C'est donc une œuvre qui adopte la structure du film à sketches sans vraiment en être un, en parcourant l'histoire de la famille sur sept générations depuis le début du shogunat Tokugawa jusqu'au début des années 1960. L'idée très ambitieuse, presque farfelue, est de trouver un dénominateur commun à toutes ces époques en illustrant les décisions extrêmes que les membres de la famille ont dû prendre, les situations dans lesquelles ils se sont retrouvés parce qu'ils ont suivi des codes de dévotion et de loyauté envers (selon l'époque) un seigneur, un pays, une entreprise. Ils le paient de la vie d'un proche ou de la leur, et il faudra une prise de conscience aigüe, électrique, de la part du protagoniste pour tenter de se sortir de cette ornière.

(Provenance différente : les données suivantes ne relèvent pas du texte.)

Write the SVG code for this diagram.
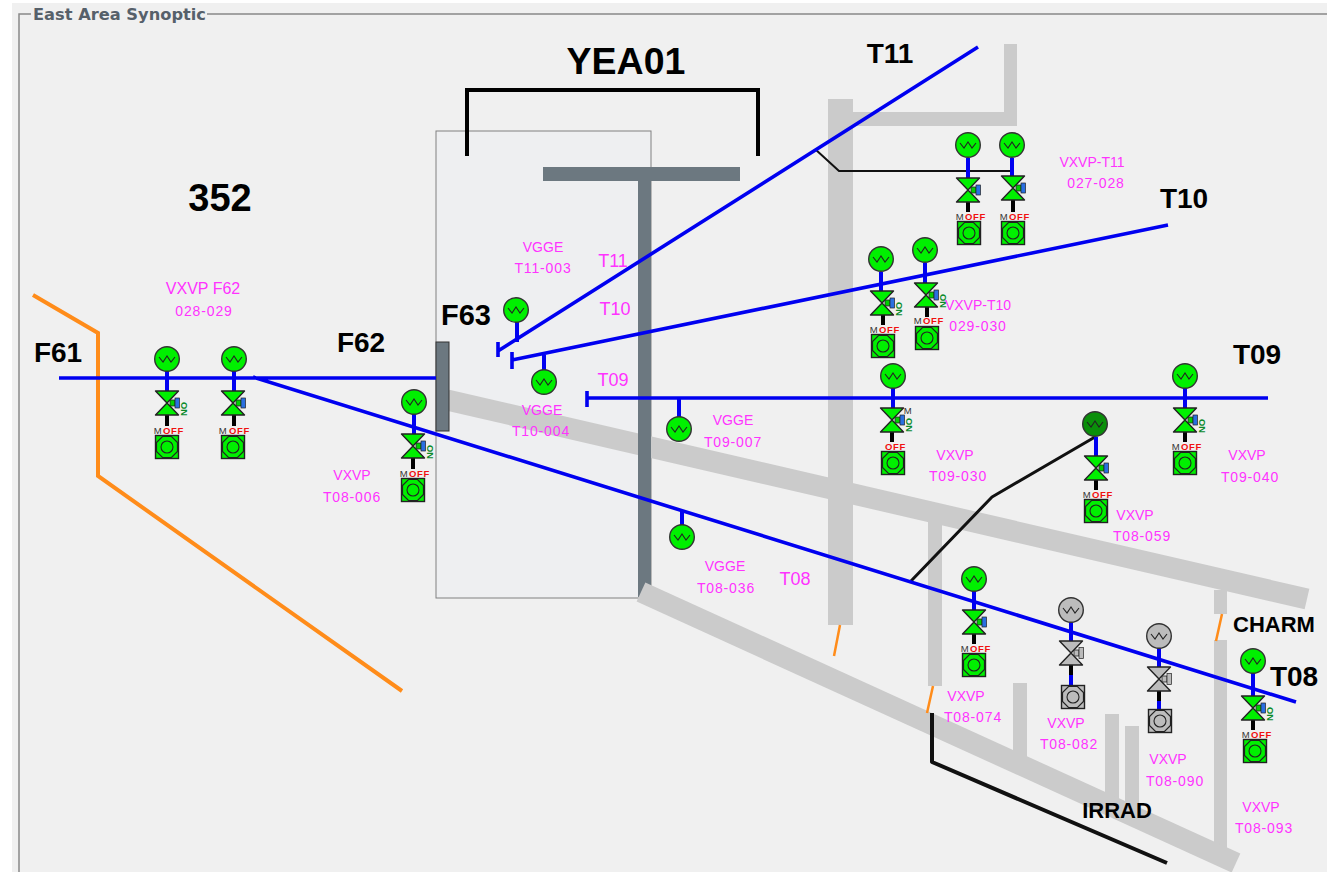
<svg xmlns="http://www.w3.org/2000/svg" width="1327" height="872" viewBox="0 0 1327 872">
<style>
text{font-family:"Liberation Sans",Arial,sans-serif}
.mg{fill:#ff33ff;font-size:14px;text-anchor:middle}
.n{letter-spacing:.85px}
.mgl{fill:#ff33ff;font-size:18px;text-anchor:middle}
.bk{fill:#000;font-weight:bold;font-size:28px;text-anchor:middle}
.bl{stroke:#0000f0;stroke-width:3.6;fill:none}
.st{stroke:#0000f0;stroke-width:4;fill:none}
.sk{stroke:#000;stroke-width:4;fill:none}
.beam{stroke:#cbcbcb;fill:none}
.or{stroke:#ff8c1a;fill:none}
.bar{fill:#cbcbcb}
.dk{fill:#6c7880}
.wire{stroke:#111;fill:none;stroke-linejoin:round}
.on{fill:#00f000}.dark{fill:#0a8f0a}.idle{fill:#bcbcbc}
.m{fill:#333;font-size:9.500px;transform:translateX(-1.200px)}
.off{fill:#f01010;font-size:9.500px;font-weight:bold;letter-spacing:.6px}
.no{fill:#0a8a2a;font-size:9.500px;font-weight:bold}
</style>
<defs>
<g id="gauge"><circle r="12.3" stroke="#333" stroke-width="1.4"/><path d="M-8 -2L-4 3L0 -3L4 3L8 -2" fill="none" stroke="#222" stroke-width="1.1"/></g>
<g id="valve"><path d="M-11.500 -12H11.500L-11.500 12H11.500Z" stroke="#222" stroke-width="1.400" stroke-linejoin="round"/></g>
<g id="actB"><path d="M3 -3H8V3H3Z" fill="#00d000" stroke="#222" stroke-width=".8"/><rect x="8" y="-5" width="4.500" height="10" fill="#2a6fe0" stroke="#222" stroke-width=".7"/></g>
<g id="actG"><path d="M3 -3H8V3H3Z" fill="#bbb" stroke="#222" stroke-width=".8"/><rect x="8" y="-5.500" width="4.500" height="11" fill="#bbb" stroke="#222" stroke-width=".7"/></g>
<g id="pump"><rect x="-11.500" y="-11.500" width="23" height="23" stroke="#222" stroke-width="1.400"/><path d="M-4.500 -10.500H4.500L10.500 -4.500V4.500L4.500 10.500H-4.500L-10.500 4.500V-4.500Z" fill="none" stroke="#222" stroke-width="1.200"/><circle r="6" fill="none" stroke="#222" stroke-width="1.100"/></g>
</defs>
<rect width="1327" height="872" fill="#fff"/>
<rect x="12" y="3" width="1315" height="869" fill="#f0f0f0"/>
<path d="M19 872V14H31M207 14H1327" fill="none" stroke="#888" stroke-width="1.500"/>
<text x="33" y="20" font-size="15" font-weight="bold" fill="#56606a" style="font-family:'DejaVu Sans',sans-serif" textLength="173" lengthAdjust="spacingAndGlyphs">East Area Synoptic</text>

<g id="beamline">
<rect x="436" y="131" width="215" height="467" fill="#eeeff1" stroke="#808080" stroke-width="1"/>
<line class="beam" x1="447" y1="400" x2="1307" y2="599" stroke-width="21"/>
<rect class="bar" x="828" y="99" width="25" height="526"/>
<rect class="bar" x="853" y="112" width="160" height="14"/>
<rect class="bar" x="1004" y="44" width="13" height="82"/>
<rect class="bar" x="928" y="521" width="14" height="165"/>
<rect class="bar" x="1013" y="683" width="14" height="78"/>
<rect class="bar" x="1105" y="714" width="14" height="86"/>
<rect class="bar" x="1125" y="726" width="14" height="85"/>
<rect class="bar" x="1214" y="640" width="13" height="212"/>
<rect class="bar" x="1214" y="590" width="13" height="24"/>
<rect class="dk" x="543" y="167" width="197" height="14"/>
<rect class="dk" x="638" y="181" width="13" height="416"/>
<rect class="dk" x="436" y="342" width="13" height="89" stroke="#333" stroke-width="1"/>
<line class="beam" x1="641" y1="592" x2="1236" y2="863" stroke-width="21"/>
</g>

<g id="connectors">
<path class="or" stroke-width="4" d="M33 295L98 333V476L402 691"/>
<path class="or" stroke-width="2.500" d="M840 625L834 656M933 686L927 713M1222 614L1216 641"/>
<path d="M467 156V90H758V156" fill="none" stroke="#000" stroke-width="4"/>
<path class="wire" stroke-width="2" d="M815 149L839 171H1012"/>
<path class="wire" stroke-width="3" d="M911 581L992 497L1095 437"/>
<path class="wire" stroke-width="4" d="M932 713V762L1167 863"/>
<path class="bl" d="M59 378H436M253 377L1296 702M498 351L978 47M512 360L1168 225M587 398H1268M498 342V357M512 352V369M587 391V407"/>
<path class="st" d="M517 322V342M544 370V355M679 417V398M682 525V510"/>
<path class="st" d="M167 371V392M234 371V392M414 414V435M893 388V409M968 158V179M1012 158V177M881 272V292M925 263V284M1185 388V409M1096 437V457M974 591V611M1071 622V642M1159 648V668M1253 673V697"/>
<path class="sk" d="M167 415V426M234 415V426M413 458V469M892 432V442M968 202V212M1013 200V212M883 315V325M927 307V317M1185 432V442M1096 480V490M974 634V644M1071 665V675M1159 691V701M1253 720V730"/>
<path class="st" d="M1071 675V686M1159 701V710"/>
</g>

<g id="vgge-t11-003" class="on"><use href="#gauge" x="516" y="310"/></g>
<g id="vgge-t10-004" class="on"><use href="#gauge" x="544" y="382"/></g>
<g id="vgge-t09-007" class="on"><use href="#gauge" x="679" y="429"/></g>
<g id="vgge-t08-036" class="on"><use href="#gauge" x="682" y="537"/></g>

<g id="vxvp-f62-028" class="on"><use href="#gauge" x="167" y="359"/><use href="#valve" x="167" y="403"/><use href="#actB" x="167" y="403"/><use href="#pump" x="167" y="447"/><text class="m" x="155" y="434">M</text><text class="off" x="163" y="434">OFF</text><text class="no" transform="translate(187 416) rotate(-90)">NO</text></g>
<g id="vxvp-f62-029" class="on"><use href="#gauge" x="234" y="359"/><use href="#valve" x="233" y="403"/><use href="#actB" x="233" y="403"/><use href="#pump" x="233" y="447"/><text class="m" x="220" y="434">M</text><text class="off" x="229" y="434">OFF</text></g>
<g id="vxvp-t08-006" class="on"><use href="#gauge" x="414" y="402"/><use href="#valve" x="413" y="446"/><use href="#actB" x="413" y="446"/><use href="#pump" x="413" y="490"/><text class="m" x="401" y="477">M</text><text class="off" x="409" y="477">OFF</text><text class="no" transform="translate(433 459) rotate(-90)">NO</text></g>
<g id="vxvp-t09-030" class="on"><use href="#gauge" x="893" y="376"/><use href="#valve" x="892" y="420"/><use href="#actB" x="892" y="420"/><use href="#pump" x="893" y="463"/><text class="m" x="905" y="414">M</text><text class="off" x="885" y="450">OFF</text><text class="no" transform="translate(912 432) rotate(-90)">NO</text></g>
<g id="vxvp-t11-027" class="on"><use href="#gauge" x="968" y="145"/><use href="#valve" x="968" y="190"/><use href="#actB" x="968" y="190"/><use href="#pump" x="969" y="233"/><text class="m" x="957" y="220">M</text><text class="off" x="965" y="220">OFF</text></g>
<g id="vxvp-t11-028" class="on"><use href="#gauge" x="1012" y="145"/><use href="#valve" x="1013" y="188"/><use href="#actB" x="1013" y="188"/><use href="#pump" x="1013" y="233"/><text class="m" x="1001" y="220">M</text><text class="off" x="1009" y="220">OFF</text></g>
<g id="vxvp-t10-029" class="on"><use href="#gauge" x="881" y="259"/><use href="#valve" x="882" y="303"/><use href="#actB" x="882" y="303"/><use href="#pump" x="883" y="346"/><text class="m" x="871" y="333">M</text><text class="off" x="879" y="333">OFF</text><text class="no" transform="translate(902 316) rotate(-90)">NO</text></g>
<g id="vxvp-t10-030" class="on"><use href="#gauge" x="925" y="250"/><use href="#valve" x="926" y="295"/><use href="#actB" x="926" y="295"/><use href="#pump" x="927" y="338"/><text class="m" x="915" y="324">M</text><text class="off" x="923" y="324">OFF</text><text class="no" transform="translate(946 308) rotate(-90)">NO</text></g>
<g id="vxvp-t09-040" class="on"><use href="#gauge" x="1185" y="376"/><use href="#valve" x="1185" y="420"/><use href="#actB" x="1185" y="420"/><use href="#pump" x="1185" y="463"/><text class="m" x="1173" y="450">M</text><text class="off" x="1181" y="450">OFF</text><text class="no" transform="translate(1205 433) rotate(-90)">NO</text></g>
<g id="vxvp-t08-059"><use href="#gauge" x="1095" y="424" class="dark"/><g class="on"><use href="#valve" x="1096" y="468"/><use href="#actB" x="1096" y="468"/><use href="#pump" x="1096" y="511"/></g><text class="m" x="1084" y="498">M</text><text class="off" x="1092" y="498">OFF</text></g>
<g id="vxvp-t08-074" class="on"><use href="#gauge" x="974" y="579"/><use href="#valve" x="974" y="622"/><use href="#actB" x="974" y="622"/><use href="#pump" x="974" y="665"/><text class="m" x="962" y="652">M</text><text class="off" x="970" y="652">OFF</text></g>
<g id="vxvp-t08-082" class="idle"><use href="#gauge" x="1071" y="610"/><use href="#valve" x="1071" y="653"/><use href="#actG" x="1071" y="653"/><use href="#pump" x="1073" y="697"/></g>
<g id="vxvp-t08-090" class="idle"><use href="#gauge" x="1159" y="636"/><use href="#valve" x="1159" y="679"/><use href="#actG" x="1159" y="679"/><use href="#pump" x="1160" y="721"/></g>
<g id="vxvp-t08-093" class="on"><use href="#gauge" x="1253" y="661"/><use href="#valve" x="1253" y="708"/><use href="#actB" x="1253" y="708"/><use href="#pump" x="1255" y="751"/><text class="m" x="1243" y="738">M</text><text class="off" x="1251" y="738">OFF</text><text class="no" transform="translate(1273 721) rotate(-90)">NO</text></g>

<g id="labels">
<text class="bk" x="220" y="211" style="font-size:38px">352</text>
<text class="bk" x="626" y="74" style="font-size:37.500px">YEA01</text>
<text class="bk" x="890" y="63">T11</text>
<text class="bk" x="1184" y="208">T10</text>
<text class="bk" x="1257" y="364">T09</text>
<text class="bk" x="1294" y="686">T08</text>
<text class="bk" x="58" y="362">F61</text>
<text class="bk" x="361" y="352">F62</text>
<text class="bk" x="466" y="325" style="font-size:29px">F63</text>
<text class="bk" x="1274" y="632" style="font-size:22px">CHARM</text>
<text class="bk" x="1117" y="818" style="font-size:22px">IRRAD</text>
<text class="mgl" x="613" y="267">T11</text>
<text class="mgl" x="615" y="315">T10</text>
<text class="mgl" x="613" y="386">T09</text>
<text class="mgl" x="795" y="585">T08</text>
<text class="mg" x="203" y="294" style="font-size:16px">VXVP F62</text>
<text class="mg n" x="204" y="316">028-029</text>
<text class="mg" x="543" y="252">VGGE</text>
<text class="mg n" x="543" y="273">T11-003</text>
<text class="mg" x="542" y="415">VGGE</text>
<text class="mg n" x="541" y="436">T10-004</text>
<text class="mg" x="733" y="425">VGGE</text>
<text class="mg n" x="733" y="447">T09-007</text>
<text class="mg" x="725" y="571">VGGE</text>
<text class="mg n" x="726" y="593">T08-036</text>
<text class="mg" x="352" y="480">VXVP</text>
<text class="mg n" x="352" y="502">T08-006</text>
<text class="mg" x="1092" y="167">VXVP-T11</text>
<text class="mg n" x="1096" y="188">027-028</text>
<text class="mg" x="978" y="310">VXVP-T10</text>
<text class="mg n" x="978" y="331">029-030</text>
<text class="mg" x="955" y="460">VXVP</text>
<text class="mg n" x="958" y="481">T09-030</text>
<text class="mg" x="1247" y="460">VXVP</text>
<text class="mg n" x="1250" y="482">T09-040</text>
<text class="mg" x="1135" y="520">VXVP</text>
<text class="mg n" x="1142" y="541">T08-059</text>
<text class="mg" x="966" y="701">VXVP</text>
<text class="mg n" x="973" y="722">T08-074</text>
<text class="mg" x="1066" y="728">VXVP</text>
<text class="mg n" x="1069" y="749">T08-082</text>
<text class="mg" x="1168" y="764">VXVP</text>
<text class="mg n" x="1175" y="786">T08-090</text>
<text class="mg" x="1261" y="812">VXVP</text>
<text class="mg n" x="1264" y="833">T08-093</text>
</g>
</svg>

Très originale façon de parcourir la vie de ses ancêtres en tous cas, en sillonnant l'histoire à travers diverses formes de violence, à l'époque féodale ou contemporaine, entre noblesse militaire et conglomérat économique. Quelques passages impliquant un seppuku sont particulièrement marquants, mis en scène avec une sécheresse acérée et au creux d'une photographie très efficace. Contes cruels du Bushido confectionne à ce titre une charge virulente contre une partie de l'héritage national, tenu pour origine (au moins partielle) des aliénations de l'ère moderne. Dans la mise en perspective de cette persistance morbide, ce respect d'un code cruel montré comme absurde, hier envers les nobles et aujourd'hui envers l'industrie en passant par les obligations par temps de guerre, le film démontre une acuité extrêmement saillante.